» **Information supplied**:

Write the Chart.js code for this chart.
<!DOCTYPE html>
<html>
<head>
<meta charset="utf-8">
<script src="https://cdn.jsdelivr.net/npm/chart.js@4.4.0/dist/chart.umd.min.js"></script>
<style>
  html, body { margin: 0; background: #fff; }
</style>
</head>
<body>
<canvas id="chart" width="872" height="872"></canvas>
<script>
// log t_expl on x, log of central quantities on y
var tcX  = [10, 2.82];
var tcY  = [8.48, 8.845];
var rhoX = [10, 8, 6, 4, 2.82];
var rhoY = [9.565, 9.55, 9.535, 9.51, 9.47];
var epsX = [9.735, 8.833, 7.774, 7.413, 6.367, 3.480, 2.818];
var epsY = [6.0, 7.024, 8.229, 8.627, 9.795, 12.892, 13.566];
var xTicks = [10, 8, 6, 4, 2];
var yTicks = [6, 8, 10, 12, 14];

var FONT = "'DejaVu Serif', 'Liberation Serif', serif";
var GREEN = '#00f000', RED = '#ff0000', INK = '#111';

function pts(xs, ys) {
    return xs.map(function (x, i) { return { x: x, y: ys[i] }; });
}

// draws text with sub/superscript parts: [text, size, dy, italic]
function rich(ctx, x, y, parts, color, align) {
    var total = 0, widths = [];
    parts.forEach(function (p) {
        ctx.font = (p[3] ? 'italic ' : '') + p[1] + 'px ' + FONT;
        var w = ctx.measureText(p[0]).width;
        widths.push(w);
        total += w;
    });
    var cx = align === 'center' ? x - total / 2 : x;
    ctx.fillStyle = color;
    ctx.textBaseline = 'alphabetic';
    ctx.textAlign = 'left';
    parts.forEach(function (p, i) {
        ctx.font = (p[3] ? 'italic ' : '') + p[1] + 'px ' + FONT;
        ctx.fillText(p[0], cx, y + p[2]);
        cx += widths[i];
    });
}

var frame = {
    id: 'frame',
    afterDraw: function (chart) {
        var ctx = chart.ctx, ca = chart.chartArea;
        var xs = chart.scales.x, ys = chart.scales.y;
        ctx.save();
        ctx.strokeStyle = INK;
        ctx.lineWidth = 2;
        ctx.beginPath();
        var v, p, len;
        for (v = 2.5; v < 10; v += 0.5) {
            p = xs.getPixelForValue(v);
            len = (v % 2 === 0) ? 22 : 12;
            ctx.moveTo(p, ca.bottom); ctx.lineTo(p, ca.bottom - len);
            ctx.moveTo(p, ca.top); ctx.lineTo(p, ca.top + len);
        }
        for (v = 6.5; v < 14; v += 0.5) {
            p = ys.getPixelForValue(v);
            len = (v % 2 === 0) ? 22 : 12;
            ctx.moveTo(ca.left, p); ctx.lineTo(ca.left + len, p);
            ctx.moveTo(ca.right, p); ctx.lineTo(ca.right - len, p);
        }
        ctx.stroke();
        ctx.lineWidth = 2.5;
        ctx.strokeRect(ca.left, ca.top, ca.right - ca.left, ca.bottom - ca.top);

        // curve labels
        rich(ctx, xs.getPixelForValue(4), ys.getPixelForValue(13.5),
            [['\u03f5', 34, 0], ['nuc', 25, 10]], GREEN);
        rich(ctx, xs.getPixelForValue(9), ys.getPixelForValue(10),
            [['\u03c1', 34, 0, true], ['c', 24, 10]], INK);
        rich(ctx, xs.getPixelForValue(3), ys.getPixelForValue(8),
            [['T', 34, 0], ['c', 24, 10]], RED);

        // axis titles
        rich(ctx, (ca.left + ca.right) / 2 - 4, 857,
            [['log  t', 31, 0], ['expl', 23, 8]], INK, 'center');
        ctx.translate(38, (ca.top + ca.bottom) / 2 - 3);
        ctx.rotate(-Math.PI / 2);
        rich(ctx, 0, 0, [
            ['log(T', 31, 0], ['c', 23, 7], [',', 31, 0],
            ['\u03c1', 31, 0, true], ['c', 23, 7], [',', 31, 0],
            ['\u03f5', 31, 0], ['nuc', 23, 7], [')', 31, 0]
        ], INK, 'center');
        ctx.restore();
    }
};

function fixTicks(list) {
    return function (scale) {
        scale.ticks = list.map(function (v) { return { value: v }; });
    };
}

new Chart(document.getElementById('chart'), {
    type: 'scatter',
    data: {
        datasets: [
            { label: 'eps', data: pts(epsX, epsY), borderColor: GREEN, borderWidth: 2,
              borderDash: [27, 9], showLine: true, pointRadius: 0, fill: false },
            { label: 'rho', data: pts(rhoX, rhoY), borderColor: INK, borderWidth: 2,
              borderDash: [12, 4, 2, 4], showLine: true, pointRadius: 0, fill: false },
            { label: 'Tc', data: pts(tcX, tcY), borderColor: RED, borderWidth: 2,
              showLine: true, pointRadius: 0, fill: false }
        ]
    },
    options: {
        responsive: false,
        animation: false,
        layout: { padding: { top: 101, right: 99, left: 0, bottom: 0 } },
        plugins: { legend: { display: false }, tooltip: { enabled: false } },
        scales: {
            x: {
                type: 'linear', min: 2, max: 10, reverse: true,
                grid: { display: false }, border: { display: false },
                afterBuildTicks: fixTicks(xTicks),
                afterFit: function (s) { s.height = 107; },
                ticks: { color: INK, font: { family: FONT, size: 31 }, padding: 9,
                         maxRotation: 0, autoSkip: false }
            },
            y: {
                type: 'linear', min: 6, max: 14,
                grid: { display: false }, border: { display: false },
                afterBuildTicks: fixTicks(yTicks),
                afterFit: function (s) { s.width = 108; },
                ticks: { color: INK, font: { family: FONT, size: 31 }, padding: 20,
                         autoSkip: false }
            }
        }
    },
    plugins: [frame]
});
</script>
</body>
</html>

» **Instructions to follow**:
Reproduce the listing above verbatim, from first line to last.

» **Solution**:
Write the Chart.js code for this chart.
<!DOCTYPE html>
<html>
<head>
<meta charset="utf-8">
<script src="https://cdn.jsdelivr.net/npm/chart.js@4.4.0/dist/chart.umd.min.js"></script>
<style>
  html, body { margin: 0; background: #fff; }
</style>
</head>
<body>
<canvas id="chart" width="872" height="872"></canvas>
<script>
// log t_expl on x, log of central quantities on y
var tcX  = [10, 2.82];
var tcY  = [8.48, 8.845];
var rhoX = [10, 8, 6, 4, 2.82];
var rhoY = [9.565, 9.55, 9.535, 9.51, 9.47];
var epsX = [9.735, 8.833, 7.774, 7.413, 6.367, 3.480, 2.818];
var epsY = [6.0, 7.024, 8.229, 8.627, 9.795, 12.892, 13.566];
var xTicks = [10, 8, 6, 4, 2];
var yTicks = [6, 8, 10, 12, 14];

var FONT = "'DejaVu Serif', 'Liberation Serif', serif";
var GREEN = '#00f000', RED = '#ff0000', INK = '#111';

function pts(xs, ys) {
    return xs.map(function (x, i) { return { x: x, y: ys[i] }; });
}

// draws text with sub/superscript parts: [text, size, dy, italic]
function rich(ctx, x, y, parts, color, align) {
    var total = 0, widths = [];
    parts.forEach(function (p) {
        ctx.font = (p[3] ? 'italic ' : '') + p[1] + 'px ' + FONT;
        var w = ctx.measureText(p[0]).width;
        widths.push(w);
        total += w;
    });
    var cx = align === 'center' ? x - total / 2 : x;
    ctx.fillStyle = color;
    ctx.textBaseline = 'alphabetic';
    ctx.textAlign = 'left';
    parts.forEach(function (p, i) {
        ctx.font = (p[3] ? 'italic ' : '') + p[1] + 'px ' + FONT;
        ctx.fillText(p[0], cx, y + p[2]);
        cx += widths[i];
    });
}

var frame = {
    id: 'frame',
    afterDraw: function (chart) {
        var ctx = chart.ctx, ca = chart.chartArea;
        var xs = chart.scales.x, ys = chart.scales.y;
        ctx.save();
        ctx.strokeStyle = INK;
        ctx.lineWidth = 2;
        ctx.beginPath();
        var v, p, len;
        for (v = 2.5; v < 10; v += 0.5) {
            p = xs.getPixelForValue(v);
            len = (v % 2 === 0) ? 22 : 12;
            ctx.moveTo(p, ca.bottom); ctx.lineTo(p, ca.bottom - len);
            ctx.moveTo(p, ca.top); ctx.lineTo(p, ca.top + len);
        }
        for (v = 6.5; v < 14; v += 0.5) {
            p = ys.getPixelForValue(v);
            len = (v % 2 === 0) ? 22 : 12;
            ctx.moveTo(ca.left, p); ctx.lineTo(ca.left + len, p);
            ctx.moveTo(ca.right, p); ctx.lineTo(ca.right - len, p);
        }
        ctx.stroke();
        ctx.lineWidth = 2.5;
        ctx.strokeRect(ca.left, ca.top, ca.right - ca.left, ca.bottom - ca.top);

        // curve labels
        rich(ctx, xs.getPixelForValue(4), ys.getPixelForValue(13.5),
            [['\u03f5', 34, 0], ['nuc', 25, 10]], GREEN);
        rich(ctx, xs.getPixelForValue(9), ys.getPixelForValue(10),
            [['\u03c1', 34, 0, true], ['c', 24, 10]], INK);
        rich(ctx, xs.getPixelForValue(3), ys.getPixelForValue(8),
            [['T', 34, 0], ['c', 24, 10]], RED);

        // axis titles
        rich(ctx, (ca.left + ca.right) / 2 - 4, 857,
            [['log  t', 31, 0], ['expl', 23, 8]], INK, 'center');
        ctx.translate(38, (ca.top + ca.bottom) / 2 - 3);
        ctx.rotate(-Math.PI / 2);
        rich(ctx, 0, 0, [
            ['log(T', 31, 0], ['c', 23, 7], [',', 31, 0],
            ['\u03c1', 31, 0, true], ['c', 23, 7], [',', 31, 0],
            ['\u03f5', 31, 0], ['nuc', 23, 7], [')', 31, 0]
        ], INK, 'center');
        ctx.restore();
    }
};

function fixTicks(list) {
    return function (scale) {
        scale.ticks = list.map(function (v) { return { value: v }; });
    };
}

new Chart(document.getElementById('chart'), {
    type: 'scatter',
    data: {
        datasets: [
            { label: 'eps', data: pts(epsX, epsY), borderColor: GREEN, borderWidth: 2,
              borderDash: [27, 9], showLine: true, pointRadius: 0, fill: false },
            { label: 'rho', data: pts(rhoX, rhoY), borderColor: INK, borderWidth: 2,
              borderDash: [12, 4, 2, 4], showLine: true, pointRadius: 0, fill: false },
            { label: 'Tc', data: pts(tcX, tcY), borderColor: RED, borderWidth: 2,
              showLine: true, pointRadius: 0, fill: false }
        ]
    },
    options: {
        responsive: false,
        animation: false,
        layout: { padding: { top: 101, right: 99, left: 0, bottom: 0 } },
        plugins: { legend: { display: false }, tooltip: { enabled: false } },
        scales: {
            x: {
                type: 'linear', min: 2, max: 10, reverse: true,
                grid: { display: false }, border: { display: false },
                afterBuildTicks: fixTicks(xTicks),
                afterFit: function (s) { s.height = 107; },
                ticks: { color: INK, font: { family: FONT, size: 31 }, padding: 9,
                         maxRotation: 0, autoSkip: false }
            },
            y: {
                type: 'linear', min: 6, max: 14,
                grid: { display: false }, border: { display: false },
                afterBuildTicks: fixTicks(yTicks),
                afterFit: function (s) { s.width = 108; },
                ticks: { color: INK, font: { family: FONT, size: 31 }, padding: 20,
                         autoSkip: false }
            }
        }
    },
    plugins: [frame]
});
</script>
</body>
</html>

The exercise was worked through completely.